• _Required task_: The lines from the top of the material below through the line containing "import * as" are to be printed exactly, with pictures omitted.

• _Data provided_:
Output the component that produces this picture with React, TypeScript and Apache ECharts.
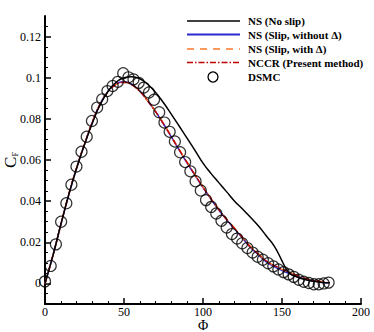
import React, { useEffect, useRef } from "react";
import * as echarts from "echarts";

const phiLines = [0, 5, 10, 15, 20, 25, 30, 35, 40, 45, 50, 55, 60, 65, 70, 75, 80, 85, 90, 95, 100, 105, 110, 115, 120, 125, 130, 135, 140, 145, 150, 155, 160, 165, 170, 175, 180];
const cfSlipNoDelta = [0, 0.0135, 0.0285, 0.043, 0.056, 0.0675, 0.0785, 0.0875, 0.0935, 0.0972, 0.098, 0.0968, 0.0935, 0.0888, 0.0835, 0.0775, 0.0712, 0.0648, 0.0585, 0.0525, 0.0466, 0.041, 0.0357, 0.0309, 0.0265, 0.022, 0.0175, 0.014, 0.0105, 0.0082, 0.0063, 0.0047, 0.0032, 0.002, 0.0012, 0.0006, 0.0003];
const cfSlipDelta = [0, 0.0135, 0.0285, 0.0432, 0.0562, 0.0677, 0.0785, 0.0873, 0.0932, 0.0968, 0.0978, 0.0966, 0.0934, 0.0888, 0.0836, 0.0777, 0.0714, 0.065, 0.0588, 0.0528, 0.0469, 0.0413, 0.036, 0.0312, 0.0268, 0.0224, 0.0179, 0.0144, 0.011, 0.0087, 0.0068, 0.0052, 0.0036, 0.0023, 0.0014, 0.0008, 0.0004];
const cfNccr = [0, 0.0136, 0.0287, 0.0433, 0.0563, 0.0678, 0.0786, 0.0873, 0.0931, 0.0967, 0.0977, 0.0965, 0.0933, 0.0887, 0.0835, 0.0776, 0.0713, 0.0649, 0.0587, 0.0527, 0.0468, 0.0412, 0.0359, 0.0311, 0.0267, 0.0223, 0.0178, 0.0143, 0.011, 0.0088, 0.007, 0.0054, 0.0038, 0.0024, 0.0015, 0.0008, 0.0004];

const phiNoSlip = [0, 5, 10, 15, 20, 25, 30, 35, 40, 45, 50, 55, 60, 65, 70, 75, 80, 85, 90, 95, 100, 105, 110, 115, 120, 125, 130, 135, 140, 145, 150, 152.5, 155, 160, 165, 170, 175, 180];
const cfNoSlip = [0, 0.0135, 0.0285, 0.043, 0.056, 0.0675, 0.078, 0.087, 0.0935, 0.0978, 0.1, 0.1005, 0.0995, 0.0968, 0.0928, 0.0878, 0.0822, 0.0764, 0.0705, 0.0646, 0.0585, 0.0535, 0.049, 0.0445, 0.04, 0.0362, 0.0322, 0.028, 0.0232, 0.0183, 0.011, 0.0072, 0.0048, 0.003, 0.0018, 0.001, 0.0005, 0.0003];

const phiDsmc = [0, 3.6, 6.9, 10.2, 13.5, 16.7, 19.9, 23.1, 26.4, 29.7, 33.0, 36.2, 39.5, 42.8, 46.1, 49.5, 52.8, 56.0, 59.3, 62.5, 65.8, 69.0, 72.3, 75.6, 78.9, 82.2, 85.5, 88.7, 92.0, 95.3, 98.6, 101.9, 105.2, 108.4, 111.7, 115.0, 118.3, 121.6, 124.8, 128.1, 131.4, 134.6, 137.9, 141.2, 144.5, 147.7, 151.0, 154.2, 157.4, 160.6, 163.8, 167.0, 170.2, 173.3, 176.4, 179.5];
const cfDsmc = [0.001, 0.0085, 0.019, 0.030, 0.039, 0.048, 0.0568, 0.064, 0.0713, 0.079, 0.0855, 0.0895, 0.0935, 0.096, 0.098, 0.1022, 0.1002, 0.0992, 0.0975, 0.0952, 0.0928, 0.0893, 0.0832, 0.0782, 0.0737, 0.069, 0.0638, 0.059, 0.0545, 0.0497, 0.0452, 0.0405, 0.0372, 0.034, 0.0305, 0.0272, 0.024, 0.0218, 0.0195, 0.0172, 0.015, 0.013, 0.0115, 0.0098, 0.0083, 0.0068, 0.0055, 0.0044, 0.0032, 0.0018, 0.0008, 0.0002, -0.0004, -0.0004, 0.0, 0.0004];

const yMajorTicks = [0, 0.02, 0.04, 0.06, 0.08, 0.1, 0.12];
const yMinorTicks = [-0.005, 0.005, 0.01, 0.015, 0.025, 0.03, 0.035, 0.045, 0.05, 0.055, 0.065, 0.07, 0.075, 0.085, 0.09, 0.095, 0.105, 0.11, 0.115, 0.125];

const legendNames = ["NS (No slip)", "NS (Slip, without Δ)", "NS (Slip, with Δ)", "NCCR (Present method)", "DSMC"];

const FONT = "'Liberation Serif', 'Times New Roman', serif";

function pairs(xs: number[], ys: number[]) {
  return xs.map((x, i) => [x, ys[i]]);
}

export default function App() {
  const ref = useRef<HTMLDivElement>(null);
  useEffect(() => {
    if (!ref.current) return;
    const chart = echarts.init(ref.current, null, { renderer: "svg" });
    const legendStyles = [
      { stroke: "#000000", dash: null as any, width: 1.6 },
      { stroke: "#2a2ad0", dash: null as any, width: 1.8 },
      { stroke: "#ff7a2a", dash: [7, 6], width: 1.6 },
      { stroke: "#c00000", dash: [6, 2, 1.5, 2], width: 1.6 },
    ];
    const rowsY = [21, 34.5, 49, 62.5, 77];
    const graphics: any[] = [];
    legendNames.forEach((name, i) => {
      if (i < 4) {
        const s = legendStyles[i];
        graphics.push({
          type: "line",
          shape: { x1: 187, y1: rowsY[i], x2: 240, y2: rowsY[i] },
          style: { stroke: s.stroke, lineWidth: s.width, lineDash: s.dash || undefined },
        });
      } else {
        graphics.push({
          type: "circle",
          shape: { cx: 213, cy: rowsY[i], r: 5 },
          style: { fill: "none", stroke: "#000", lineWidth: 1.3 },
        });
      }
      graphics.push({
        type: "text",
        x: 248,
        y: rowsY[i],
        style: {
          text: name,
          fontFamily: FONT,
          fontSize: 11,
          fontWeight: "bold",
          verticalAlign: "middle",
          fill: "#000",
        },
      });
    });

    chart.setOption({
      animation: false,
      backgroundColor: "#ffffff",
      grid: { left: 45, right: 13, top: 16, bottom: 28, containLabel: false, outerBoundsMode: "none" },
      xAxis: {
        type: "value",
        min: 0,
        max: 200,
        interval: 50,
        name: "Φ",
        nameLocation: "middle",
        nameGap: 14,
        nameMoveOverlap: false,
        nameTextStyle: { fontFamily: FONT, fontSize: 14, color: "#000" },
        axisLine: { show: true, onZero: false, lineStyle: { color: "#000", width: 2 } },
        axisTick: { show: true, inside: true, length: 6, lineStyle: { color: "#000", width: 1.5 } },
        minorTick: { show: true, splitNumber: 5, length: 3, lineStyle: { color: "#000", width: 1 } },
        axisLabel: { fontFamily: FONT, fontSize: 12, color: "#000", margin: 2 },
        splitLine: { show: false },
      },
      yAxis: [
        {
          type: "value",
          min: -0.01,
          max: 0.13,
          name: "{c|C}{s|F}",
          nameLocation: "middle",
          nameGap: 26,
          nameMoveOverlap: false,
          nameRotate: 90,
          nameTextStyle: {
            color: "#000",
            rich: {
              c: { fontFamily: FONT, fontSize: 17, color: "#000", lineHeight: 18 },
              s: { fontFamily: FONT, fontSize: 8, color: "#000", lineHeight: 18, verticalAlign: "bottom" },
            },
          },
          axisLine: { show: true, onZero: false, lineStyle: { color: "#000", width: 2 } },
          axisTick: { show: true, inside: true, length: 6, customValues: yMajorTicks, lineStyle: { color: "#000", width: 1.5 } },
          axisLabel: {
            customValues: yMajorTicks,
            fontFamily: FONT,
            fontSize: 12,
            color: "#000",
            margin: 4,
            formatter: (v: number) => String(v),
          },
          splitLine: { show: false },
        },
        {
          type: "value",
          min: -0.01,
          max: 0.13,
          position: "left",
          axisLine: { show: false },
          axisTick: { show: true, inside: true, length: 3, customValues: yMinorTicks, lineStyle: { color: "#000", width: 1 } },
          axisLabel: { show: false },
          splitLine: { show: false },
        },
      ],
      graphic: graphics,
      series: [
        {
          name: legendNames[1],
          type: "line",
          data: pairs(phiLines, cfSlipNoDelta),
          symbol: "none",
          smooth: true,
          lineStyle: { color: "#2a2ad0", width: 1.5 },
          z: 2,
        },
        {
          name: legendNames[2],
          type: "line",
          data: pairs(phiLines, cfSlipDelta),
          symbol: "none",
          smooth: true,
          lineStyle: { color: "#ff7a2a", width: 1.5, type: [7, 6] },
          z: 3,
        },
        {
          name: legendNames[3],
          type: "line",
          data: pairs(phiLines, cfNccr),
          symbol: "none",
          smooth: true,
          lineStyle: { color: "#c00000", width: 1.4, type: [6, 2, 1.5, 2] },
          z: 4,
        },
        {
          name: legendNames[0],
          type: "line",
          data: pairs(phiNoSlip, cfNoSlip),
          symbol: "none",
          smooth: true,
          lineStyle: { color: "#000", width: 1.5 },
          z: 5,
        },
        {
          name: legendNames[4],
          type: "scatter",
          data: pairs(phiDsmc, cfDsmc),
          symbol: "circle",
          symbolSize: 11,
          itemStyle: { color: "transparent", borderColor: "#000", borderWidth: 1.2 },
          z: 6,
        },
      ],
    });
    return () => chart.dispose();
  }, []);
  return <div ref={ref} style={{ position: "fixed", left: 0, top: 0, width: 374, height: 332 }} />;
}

• _Solution to the exercise_:
Output the component that produces this picture with React, TypeScript and Apache ECharts.
import React, { useEffect, useRef } from "react";
import * as echarts from "echarts";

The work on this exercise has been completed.